How Weights Work When Sample Sizes Are Not Equal

This is where it gets more nuanced. When markets have significantly different record counts, the starting percentages are already unequal before weights even come into play.

For example, three markets with no special weighting and record counts of 1,000 / 500 / 100 will naturally pull at roughly 63 / 31 / 6 out of every 100 calls respectively. That is simply because the larger markets represent a larger share of the total pool.

When you apply a weight to one of those markets, you are multiplying its effective record count in the calculation. Increasing the smallest market from weight 1 to weight 2 doubles its effective count from 100 to 200, which shifts the percentages across all three markets. The larger markets do not stay fixed -- they all recalculate together.

This means that in unequal-sample projects, predicting exact pull percentages requires knowing both the record counts and the weights across all markets simultaneously.

The table below shows this same three-market scenario with A and B staying at weight 1 while Market C is increased:

Market A Weight Market B Weight Market C Weight Market A calls per 100 Market B calls per 100 Market C calls per 100
1 1 1 63 31 6
1 1 2 59 29 12
1 1 3 56 28 17
1 1 4 53 26 21
1 1 5 50 25 25
1 1 6 48 24 29
1 1 7 45 23 32
1 1 8 44 22 35
1 1 9 42 21 38

Notice that even at weight 9, Market C is still trailing both other markets because the 10:1 record count gap is too large for any weight to fully overcome. Weights adjust the ratio, but they cannot manufacture sample that does not exist.


Practical Ceiling: Weights Above 4

Because of the percentage-based math, raising a weight above 4 rarely produces a meaningful change in how aggressively that market is dialed relative to the others. The gains compress as the multiplier grows. In most real-world projects, weights between 1 and 4 are where the useful adjustments happen.


Timezone Weights

Timezone weights follow the exact same logic described above. The weight value acts as a multiplier on the effective record count for each timezone segment, and all the same rules around proportionality and diminishing returns above 4 apply.

There is one important distinction with timezone weights -- they are evaluated first, before market weights. When the dialer requests numbers, Survox checks timezone eligibility and weighting before it ever looks at market weighting.

This creates a scenario worth being aware of: if you weight the East Coast timezone heavier than Central, but then also weight a market that is primarily Central numbers higher, those two settings can partially cancel each other out.

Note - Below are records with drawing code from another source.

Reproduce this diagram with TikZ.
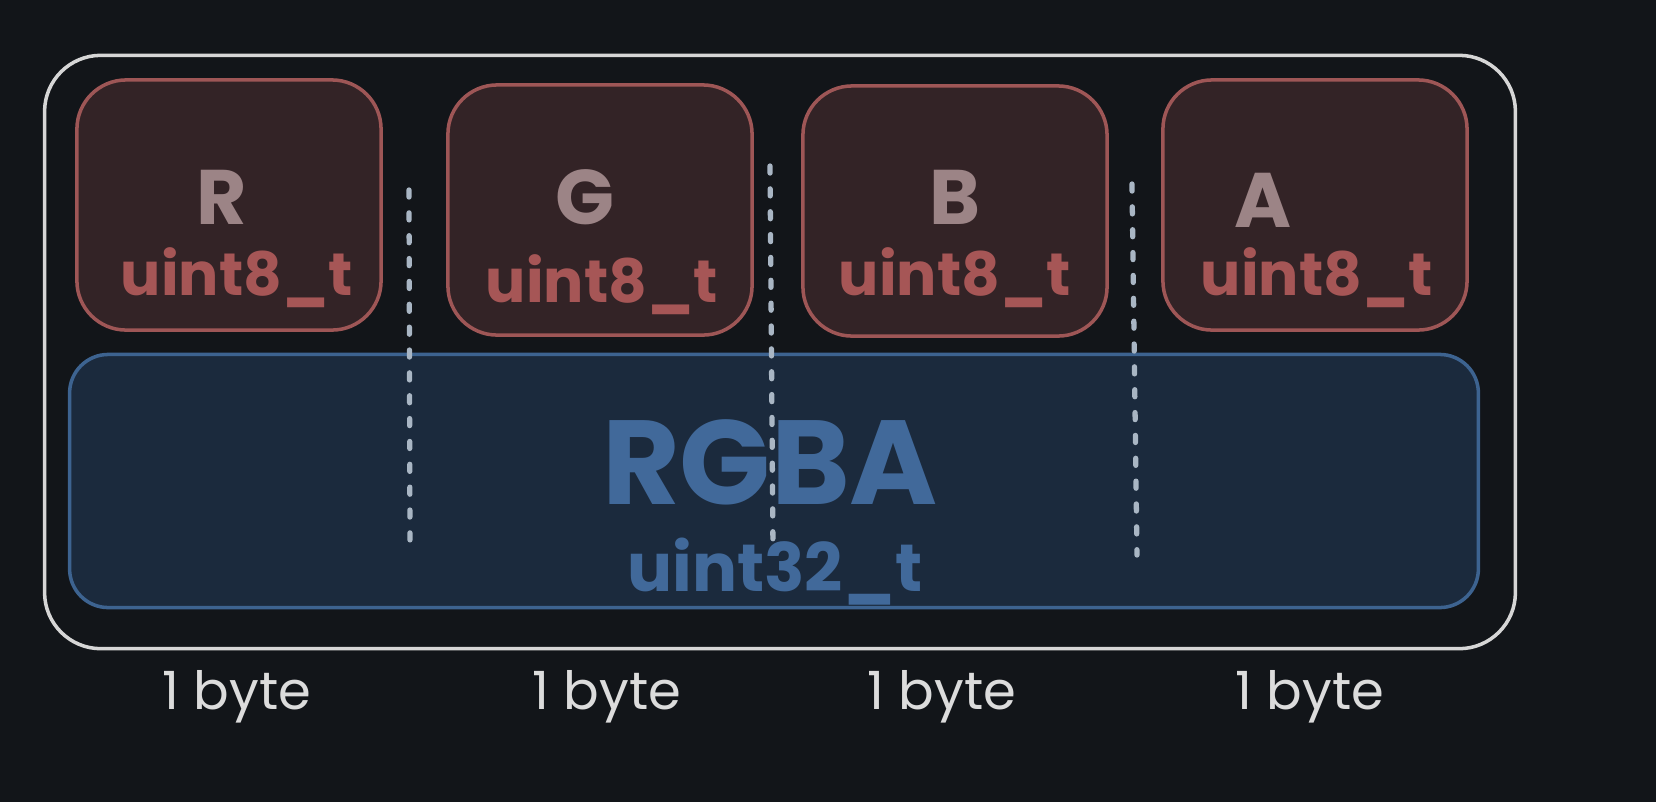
\documentclass[tikz,border=0pt]{standalone}
\usepackage{fontspec}
\setmainfont{Poppins}
\definecolor{fondo}{HTML}{121519}
\definecolor{marco}{HTML}{D6D6D6}
\definecolor{rojofondo}{HTML}{332326}
\definecolor{rojolinea}{HTML}{9E5656}
\definecolor{rojotexto}{HTML}{A65656}
\definecolor{letra}{HTML}{9C8486}
\definecolor{azulfondo}{HTML}{1B2A3D}
\definecolor{azullinea}{HTML}{3D6390}
\definecolor{azultexto}{HTML}{41699A}
\definecolor{puntos}{HTML}{A9B6C4}
\definecolor{bytes}{HTML}{DCDCDC}
\begin{document}
\begin{tikzpicture}[x=0.01cm, y=-0.01cm,
    campo/.style={draw=rojolinea, fill=rojofondo, line width=1pt, rounded corners=14pt, minimum width=3.04cm, minimum height=2.5cm, inner sep=0pt},
    letra/.style={color=letra, font=\fontsize{22}{26}\selectfont\bfseries},
    tipo/.style={color=rojotexto, font=\fontsize{17}{20}\selectfont\bfseries},
    tamano/.style={color=bytes, font=\fontsize{15}{18}\selectfont}]
    % Fondo
    \useasboundingbox (0,0) rectangle (1656,802);
    \fill[fondo] (0,0) rectangle (1656,802);
    % Marco exterior
    \node[draw=marco, line width=1pt, rounded corners=16pt, minimum width=14.7cm, minimum height=5.93cm, inner sep=0pt] (marco) at (780,352) {};
    % Valor de 32 bits
    \node[draw=azullinea, fill=azulfondo, line width=1pt, rounded corners=11pt, minimum width=14.08cm, minimum height=2.53cm, inner sep=0pt] (rgba) at (774,481) {};
    % Campos de 8 bits
    \node[campo] (r) at (229,205) {};
    \node[campo] (g) at (600,210) {};
    \node[campo] (b) at (955,211) {};
    \node[campo] (a) at (1315,205) {};
    % Textos de los campos
    \node[letra] (rl) at (222,197) {R};
    \node[tipo] (rt) at (237,278) {uint8\_t};
    \node[letra] (gl) at (585,197) {G};
    \node[tipo] (gt) at (602,285) {uint8\_t};
    \node[letra] (bl) at (955,197) {B};
    \node[tipo] (bt) at (955,278) {uint8\_t};
    \node[letra] (al) at (1263,200) {A};
    \node[tipo] (att) at (1317,278) {uint8\_t};
    % Texto del valor
    \node[color=azultexto, font=\fontsize{34}{40}\selectfont\bfseries] (rgbal) at (770,462) {RGBA};
    \node[color=azultexto, font=\fontsize{19}{22}\selectfont\bfseries] (rgbat) at (775,572) {uint32\_t};
    % Separadores punteados
    \draw[puntos, line width=1.5pt, dash pattern=on 2pt off 4.5pt, line cap=round] (409,190) -- (410,545);
    \draw[puntos, line width=1.5pt, dash pattern=on 2pt off 4.5pt, line cap=round] (770,166) -- (773,550);
    \draw[puntos, line width=1.5pt, dash pattern=on 2pt off 4.5pt, line cap=round] (1132,184) -- (1137,555);
    % Tamanos
    \node[tamano] (t1) at (237,697) {1 byte};
    \node[tamano] (t2) at (607,697) {1 byte};
    \node[tamano] (t3) at (942,697) {1 byte};
    \node[tamano] (t4) at (1310,697) {1 byte};
\end{tikzpicture}
\end{document}
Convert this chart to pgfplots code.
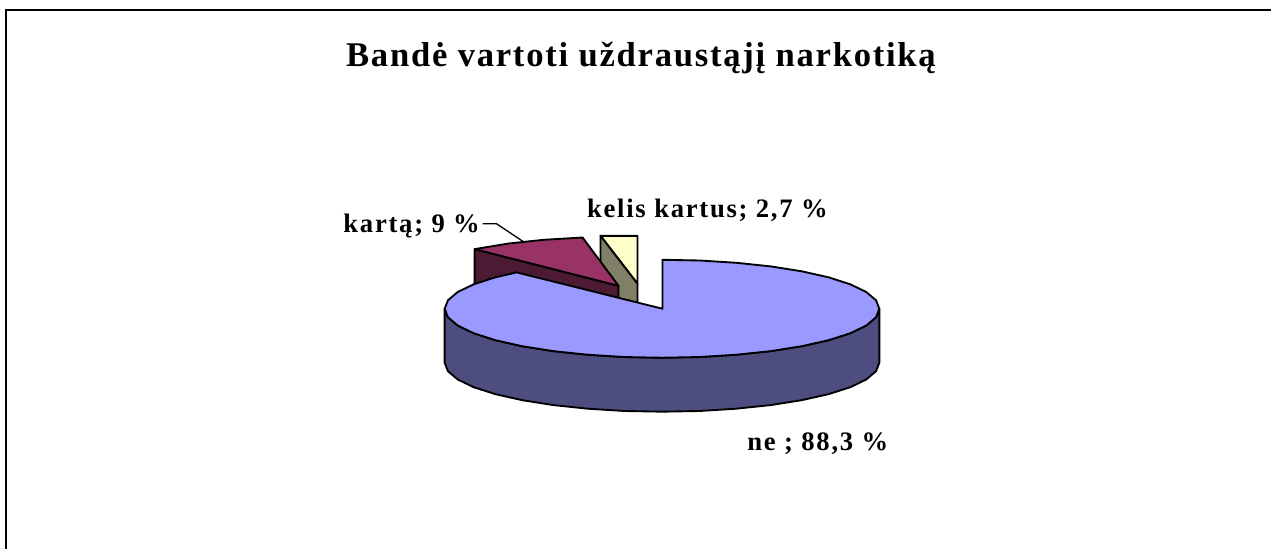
\documentclass[border=0pt]{standalone}
\usepackage{fontspec}
\setmainfont{Liberation Serif}
\newfontfamily\titlefont[LetterSpace=5]{Liberation Serif}
\newfontfamily\labelfont[LetterSpace=6.5]{Liberation Serif}
\usepackage{pgfplots}
\pgfplotsset{compat=1.18}
\definecolor{pieblue}{HTML}{9999FF}
\definecolor{pieblueside}{HTML}{4D4D80}
\definecolor{piered}{HTML}{993366}
\definecolor{pieredside}{HTML}{4D1A33}
\definecolor{pieyellow}{HTML}{FFFFCC}
\definecolor{pieyellowside}{HTML}{808066}
\begin{document}
\begin{tikzpicture}[x=1pt,y=1pt]
  \begin{axis}[
      scale only axis,
      width=954pt, height=411.75pt,
      xmin=0, xmax=1272,
      ymin=0, ymax=549,
      y dir=reverse,
      axis lines=none,
      clip=false,
      every axis plot/.style={draw=black, line width=1.4pt, line join=round},
    ]
    % keeps the page at the full size
    \path (axis cs:0,0) rectangle (axis cs:1272,549);

    % yellow slice
    \addplot[fill=pieyellow] coordinates {(601,236) (638,236) (638,284)} -- cycle;
    \addplot[fill=pieyellowside] coordinates {(601,236) (638,284) (638,338) (601,290)} -- cycle;

    % red slice
    \addplot[fill=pieredside] coordinates {(475,249.3) (619,286) (619,340) (475,303)} -- cycle;
    \addplot[fill=piered] coordinates {(475,249.3) (509.8,243.6) (544.1,240) (583,237.7) (619,286)} -- cycle;

    % blue slice, side then top
    \addplot[fill=pieblueside] coordinates {
      (880,309) (876.7,317.5) (866.9,325.8) (850.9,333.5) (829.1,340.5) (802.3,346.5)
      (771.3,351.4) (736.9,355) (700.3,357.3) (662.5,358) (624.7,357.3) (588.1,355)
      (553.7,351.4) (522.7,346.5) (495.9,340.5) (474.1,333.5) (458.1,325.8) (448.3,317.5)
      (445,309) (445,363) (448.3,371.5) (458.1,379.8) (474.1,387.5) (495.9,394.5)
      (522.7,400.5) (553.7,405.4) (588.1,409) (624.7,411.3) (662.5,412) (700.3,411.3)
      (736.9,409) (771.3,405.4) (802.3,400.5) (829.1,394.5) (850.9,387.5) (866.9,379.8)
      (876.7,371.5) (880,363)
    } -- cycle;
    \addplot[fill=pieblue] coordinates {
      (663,309) (663,260) (700.3,260.7) (736.9,263) (771.3,266.6) (802.3,271.5) (829.1,277.5)
      (850.9,284.5) (866.9,292.2) (876.7,300.5) (880,309) (876.7,317.5) (866.9,325.8)
      (850.9,333.5) (829.1,340.5) (802.3,346.5) (771.3,351.4) (736.9,355) (700.3,357.3)
      (662.5,358) (624.7,357.3) (588.1,355) (553.7,351.4) (522.7,346.5) (495.9,340.5)
      (474.1,333.5) (458.1,325.8) (448.3,317.5) (445,309) (448.3,300.5) (458.1,292.2)
      (474.1,284.5) (495.9,277.5) (517,272.6)
    } -- cycle;

    % leader line
    \addplot[line width=1pt] coordinates {(483,224) (497,224) (524,242)};

    % frame, only left and top
    \draw[line width=1.5pt] (axis cs:6.5,549) -- (axis cs:6.5,10) -- (axis cs:1272,10);

    \node[anchor=base, font=\titlefont\bfseries\fontsize{26}{26}\selectfont] at (axis cs:641.5,67) {Bandė vartoti uždraustąjį narkotiką};
    \node[anchor=base, font=\labelfont\bfseries\fontsize{20}{20}\selectfont] at (axis cs:412,233) {kartą; 9 \%};
    \node[anchor=base, font=\labelfont\bfseries\fontsize{20}{20}\selectfont] at (axis cs:708,218) {kelis kartus; 2,7 \%};
    \node[anchor=base, font=\labelfont\bfseries\fontsize{20}{20}\selectfont] at (axis cs:818.5,451) {ne ; 88,3 \%};
  \end{axis}
\end{tikzpicture}
\end{document}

The timezone weight pulls the system toward East Coast numbers, while the market weight is trying to push it toward Central -- and the result may not be what was intended.

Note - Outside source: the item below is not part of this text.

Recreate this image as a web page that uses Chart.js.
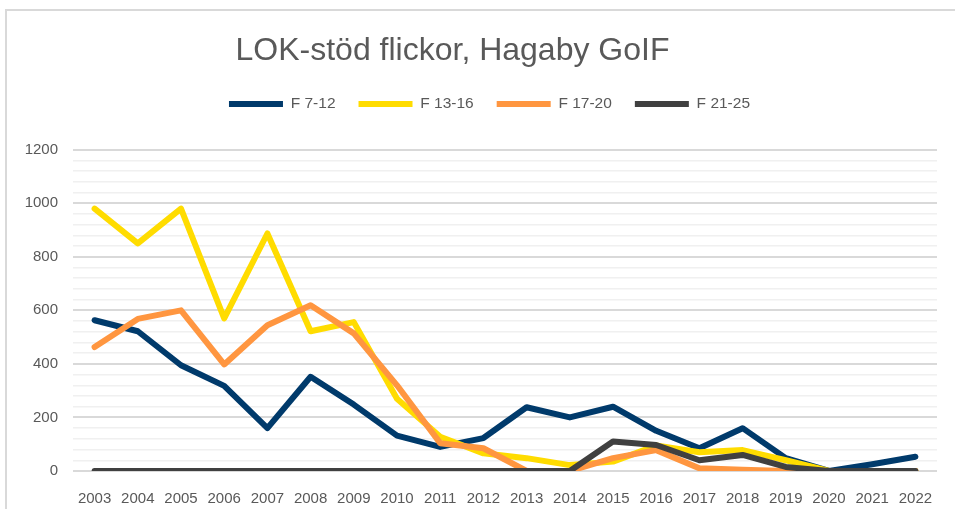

In practice this does not come up often, because geographic regions that are separated by timezone are usually not also separated into different markets on the same project. But it is always worth a quick check. If you are unsure how your timezone and market weights may be interacting, review the CfMC Info Sheet for the project or speak with the Project Director or Programmer before making changes.


Real World Example

The following example uses an actual project sample load to illustrate how weights behave in practice. The numbers shown represent expected calls out of every 10,000 dialed, which roughly mirrors what you might see over a single busy shift hour.

With all markets at their default weight of 1, Survox distributes calls purely based on the proportion of available records in each market. Females Over 65 dominates simply because it has the most records loaded, while Males Under 30 receives the fewest calls for the same reason.

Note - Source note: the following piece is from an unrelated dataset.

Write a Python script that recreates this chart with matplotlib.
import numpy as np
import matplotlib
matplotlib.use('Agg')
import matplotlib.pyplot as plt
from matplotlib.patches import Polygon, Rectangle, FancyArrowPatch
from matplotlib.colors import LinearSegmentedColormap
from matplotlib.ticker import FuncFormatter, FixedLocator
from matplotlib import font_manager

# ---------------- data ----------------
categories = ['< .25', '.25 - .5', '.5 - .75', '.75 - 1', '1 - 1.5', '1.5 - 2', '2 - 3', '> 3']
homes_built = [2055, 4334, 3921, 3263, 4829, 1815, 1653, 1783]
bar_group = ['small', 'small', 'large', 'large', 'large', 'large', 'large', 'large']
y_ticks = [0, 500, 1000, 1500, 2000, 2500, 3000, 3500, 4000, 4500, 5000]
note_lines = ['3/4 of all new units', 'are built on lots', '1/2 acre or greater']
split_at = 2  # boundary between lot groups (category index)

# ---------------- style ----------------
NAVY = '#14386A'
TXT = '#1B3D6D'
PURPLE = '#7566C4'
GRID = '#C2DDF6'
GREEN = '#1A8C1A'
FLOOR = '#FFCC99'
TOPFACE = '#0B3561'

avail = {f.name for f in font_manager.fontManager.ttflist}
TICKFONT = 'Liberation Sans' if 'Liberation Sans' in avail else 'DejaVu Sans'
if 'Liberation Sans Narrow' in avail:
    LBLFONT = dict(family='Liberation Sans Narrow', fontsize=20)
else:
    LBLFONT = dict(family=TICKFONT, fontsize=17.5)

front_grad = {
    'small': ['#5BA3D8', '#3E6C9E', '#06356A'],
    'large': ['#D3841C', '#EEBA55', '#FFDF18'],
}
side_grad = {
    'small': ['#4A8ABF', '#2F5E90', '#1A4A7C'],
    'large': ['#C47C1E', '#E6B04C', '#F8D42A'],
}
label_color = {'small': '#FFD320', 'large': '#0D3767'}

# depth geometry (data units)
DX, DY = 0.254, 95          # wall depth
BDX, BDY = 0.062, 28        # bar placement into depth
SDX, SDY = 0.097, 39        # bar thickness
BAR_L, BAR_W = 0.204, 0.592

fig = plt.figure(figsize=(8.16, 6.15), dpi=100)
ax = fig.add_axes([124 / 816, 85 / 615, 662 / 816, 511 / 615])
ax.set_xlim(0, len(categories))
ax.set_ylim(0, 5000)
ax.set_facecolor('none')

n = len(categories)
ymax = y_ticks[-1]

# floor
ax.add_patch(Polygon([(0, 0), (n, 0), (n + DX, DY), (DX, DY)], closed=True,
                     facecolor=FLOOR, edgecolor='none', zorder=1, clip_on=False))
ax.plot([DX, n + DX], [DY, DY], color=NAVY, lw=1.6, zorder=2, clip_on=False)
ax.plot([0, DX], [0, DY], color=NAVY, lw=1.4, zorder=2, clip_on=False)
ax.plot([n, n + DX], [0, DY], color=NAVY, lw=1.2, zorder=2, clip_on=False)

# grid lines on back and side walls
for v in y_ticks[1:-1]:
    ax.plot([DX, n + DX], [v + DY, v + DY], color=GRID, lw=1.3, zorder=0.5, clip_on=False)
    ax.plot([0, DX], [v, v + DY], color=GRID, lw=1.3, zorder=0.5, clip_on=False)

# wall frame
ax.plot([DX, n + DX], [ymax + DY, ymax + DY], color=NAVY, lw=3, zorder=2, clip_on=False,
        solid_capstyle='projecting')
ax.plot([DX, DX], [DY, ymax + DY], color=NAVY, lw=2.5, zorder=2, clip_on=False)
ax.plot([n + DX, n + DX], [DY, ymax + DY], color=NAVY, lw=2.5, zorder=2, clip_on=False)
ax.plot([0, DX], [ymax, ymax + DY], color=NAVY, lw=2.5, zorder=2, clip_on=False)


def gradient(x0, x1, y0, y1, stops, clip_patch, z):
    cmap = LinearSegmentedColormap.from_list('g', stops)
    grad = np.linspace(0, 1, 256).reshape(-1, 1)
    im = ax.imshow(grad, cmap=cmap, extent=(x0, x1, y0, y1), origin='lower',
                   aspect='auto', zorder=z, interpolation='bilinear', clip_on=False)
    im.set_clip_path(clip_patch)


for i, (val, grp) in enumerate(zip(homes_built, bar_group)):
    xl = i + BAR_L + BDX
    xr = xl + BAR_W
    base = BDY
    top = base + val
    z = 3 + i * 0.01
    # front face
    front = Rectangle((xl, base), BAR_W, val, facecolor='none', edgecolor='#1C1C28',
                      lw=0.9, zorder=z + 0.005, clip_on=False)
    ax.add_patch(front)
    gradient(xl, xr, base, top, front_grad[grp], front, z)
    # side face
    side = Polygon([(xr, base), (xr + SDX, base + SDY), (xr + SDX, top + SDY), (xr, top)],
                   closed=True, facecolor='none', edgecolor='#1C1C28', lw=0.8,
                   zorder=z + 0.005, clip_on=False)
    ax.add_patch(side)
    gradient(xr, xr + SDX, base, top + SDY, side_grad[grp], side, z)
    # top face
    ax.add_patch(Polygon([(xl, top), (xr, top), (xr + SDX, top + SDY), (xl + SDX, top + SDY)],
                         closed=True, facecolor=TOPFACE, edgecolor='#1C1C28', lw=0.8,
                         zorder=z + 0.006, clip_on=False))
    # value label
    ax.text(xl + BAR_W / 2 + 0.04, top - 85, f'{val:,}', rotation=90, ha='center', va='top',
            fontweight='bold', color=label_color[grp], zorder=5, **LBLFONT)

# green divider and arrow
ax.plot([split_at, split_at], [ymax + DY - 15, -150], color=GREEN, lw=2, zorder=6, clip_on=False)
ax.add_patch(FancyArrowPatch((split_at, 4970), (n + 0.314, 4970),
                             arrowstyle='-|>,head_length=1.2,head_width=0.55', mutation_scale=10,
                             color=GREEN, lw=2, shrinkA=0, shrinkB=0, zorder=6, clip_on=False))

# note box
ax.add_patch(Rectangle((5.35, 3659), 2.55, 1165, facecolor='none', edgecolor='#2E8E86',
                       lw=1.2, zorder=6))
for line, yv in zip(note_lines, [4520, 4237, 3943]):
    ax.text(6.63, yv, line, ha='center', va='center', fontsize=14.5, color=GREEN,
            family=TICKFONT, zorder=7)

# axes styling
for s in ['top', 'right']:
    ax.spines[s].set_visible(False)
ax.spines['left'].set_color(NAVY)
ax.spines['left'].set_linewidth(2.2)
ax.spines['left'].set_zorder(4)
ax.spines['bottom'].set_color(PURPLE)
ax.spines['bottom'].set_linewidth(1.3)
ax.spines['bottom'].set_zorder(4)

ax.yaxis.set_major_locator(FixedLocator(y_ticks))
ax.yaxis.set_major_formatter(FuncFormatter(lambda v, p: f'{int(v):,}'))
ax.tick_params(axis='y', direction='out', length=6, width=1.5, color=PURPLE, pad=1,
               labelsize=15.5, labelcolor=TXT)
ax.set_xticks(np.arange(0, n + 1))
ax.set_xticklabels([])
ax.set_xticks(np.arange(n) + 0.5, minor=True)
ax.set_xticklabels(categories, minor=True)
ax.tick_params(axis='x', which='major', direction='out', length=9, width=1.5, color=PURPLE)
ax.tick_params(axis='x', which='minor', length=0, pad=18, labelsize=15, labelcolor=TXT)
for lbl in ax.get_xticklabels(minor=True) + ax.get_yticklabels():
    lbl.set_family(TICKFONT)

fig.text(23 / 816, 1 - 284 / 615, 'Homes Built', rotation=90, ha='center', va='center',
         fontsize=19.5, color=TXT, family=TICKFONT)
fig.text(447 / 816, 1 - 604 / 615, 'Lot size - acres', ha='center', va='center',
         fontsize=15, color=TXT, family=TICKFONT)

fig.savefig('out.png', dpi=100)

Scenario 1 -- All weights at 1 (189,711 total records)

Code Market Weight Records Calls per 10,000
11 Males - Under 30 1 10,603 559
12 Males - Under 50 1 19,279 1,016
13 Males - Over 50 1 17,261 910
14 Males - Over 65 1 27,470 1,448
21 Females - Under 30 1 16,994 896
22 Females - Under 50 1 29,043 1,531
23 Females - Over 50 1 26,389 1,391
24 Females - Over 65 1 42,672 2,249

Scenario 2 -- Adjusted weights (295,512 effective records)

Now suppose the project needs to push harder on overall younger and more specifically male respondents. Males Under 30 and Males Under 50 are raised to weight 3, and Females Under 30 and Females Under 50 are raised to weight 2. Everything else stays at 1.

Survox now multiplies those markets' record counts by their respective weights to calculate a new effective pool of 295,512 records. This is NOT the number of records you have, just the "effective" values after applying the weights, to calculate the calls per market... The call distribution shifts significantly, but notice that the markets left at weight 1 all drop -- even though nothing was done to them. That is the nature of percentage-based weighting. Boosting some markets always comes at the cost of the others.

Code Market Records Weight Effective Records Calls per 10,000
11 Males - Under 30 10,603 3 31,809 1,076
12 Males - Under 50 19,279 3 57,837 1,957
13 Males - Over 50 17,261 1 17,261 584
14 Males - Over 65 27,470 1 27,470 930
21 Females - Under 30 16,994 2 33,988 1,150
22 Females - Under 50 29,043 2 58,086 1,966
23 Females - Over 50 26,389 1 26,389 893
24 Females - Over 65 42,672 1 42,672 1,444

Males Under 30 nearly doubled from 559 to 1,076 calls per 10,000, and Males Under 50 went from 1,016 to 1,957. The tradeoff is visible across every market left at weight 1 -- Males Over 50 dropped from 910 to 584, and Females Over 65 dropped from 2,249 to 1,444. No records were added or removed. The weights simply changed how the existing pool was divided.


A Note on Sample Availability

All of the calculations above are based solely on numbers that are available at the exact moment the dialer requests them. The following are excluded from the math entirely: hidden sample, scheduled callbacks, numbers that have not yet aged to the minimum required call interval, and any numbers flagged as a special type. If a number cannot be dialed right now, it does not count toward the pool, and therefore does not influence the weighting ratios.